Education technology for kindergarten through 12th grade is one of the fastest-growing segments of the country's internet market, said Anil Kumar, Chief Executive Officer of Redseer Management Consulting "Indian education startups are well set to seize the global opportunity given that they already cater to a large English-speaking base and have created unique education content," he said.
Byju's own fortunes have climbed alongside the market. Its revenues are expected to more than double to Rs 3,000 crore ($435 million) in the year ending March 2020, Raveendran said. That pace of growth has already caught the eye of some of the industry's biggest investors from Naspers Ventures and Tencent Holdings to Sequoia Capital and Facebook-founder Mark Zuckerberg and wife Priscilla Chan.
Those big-name backers buy Raveendran's vision.

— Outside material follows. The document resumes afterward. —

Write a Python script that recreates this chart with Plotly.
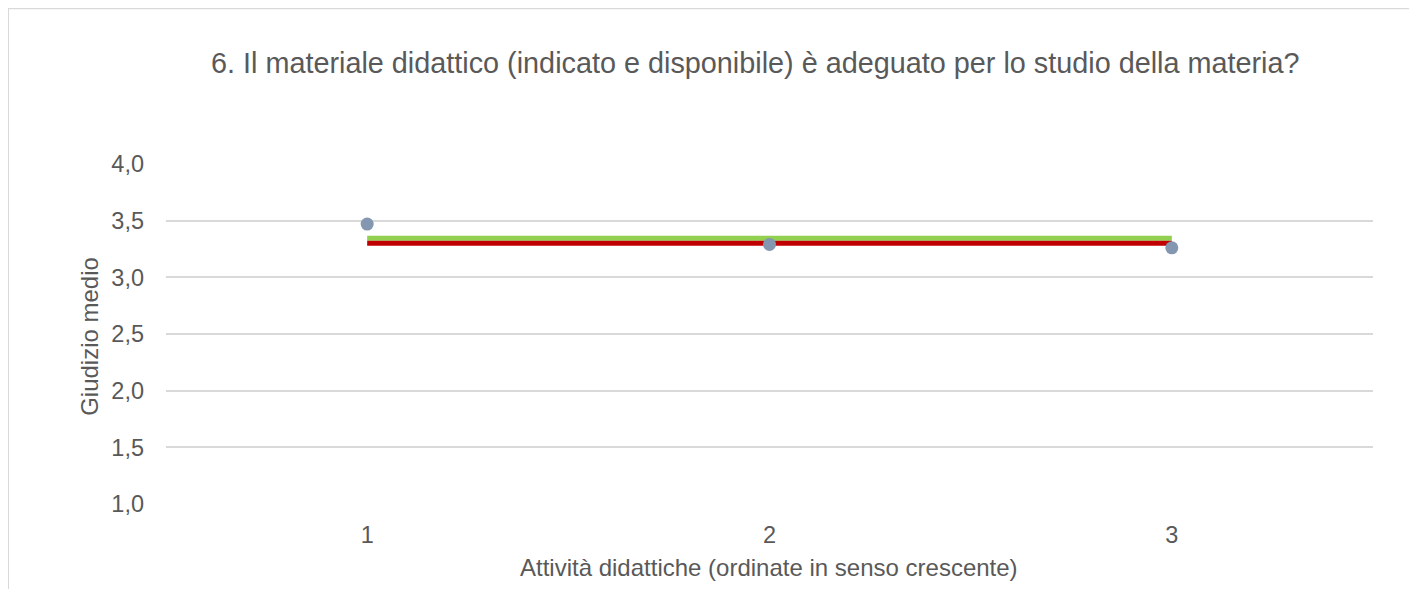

The Byju's founder grew up in a village on the southern coast where his parents were school-teachers. He was a reluctant pupil, playing hooky to frequent the football field, then learning on his own at home. He became an engineer and then began helping friends crack entry exams to top Indian engineering and management schools. The classes swelled till he finally began teaching thousands in sports stadiums, becoming a celebrity tutor who commuted between multiple cities during weekends.
He set up Think & Learn in 2011, offering online lessons before launching his main app in 2015. The business has signed up more than 35 million of whom about 2.4 million pay an annual fee of Rs 10,000 to Rs 12,000, helping it became profitable in the year ending March 2019. That's when Raveendran began courting long-term investors such as pension funds and sovereign wealth funds — his latest backer is the Qatar Investment Authority.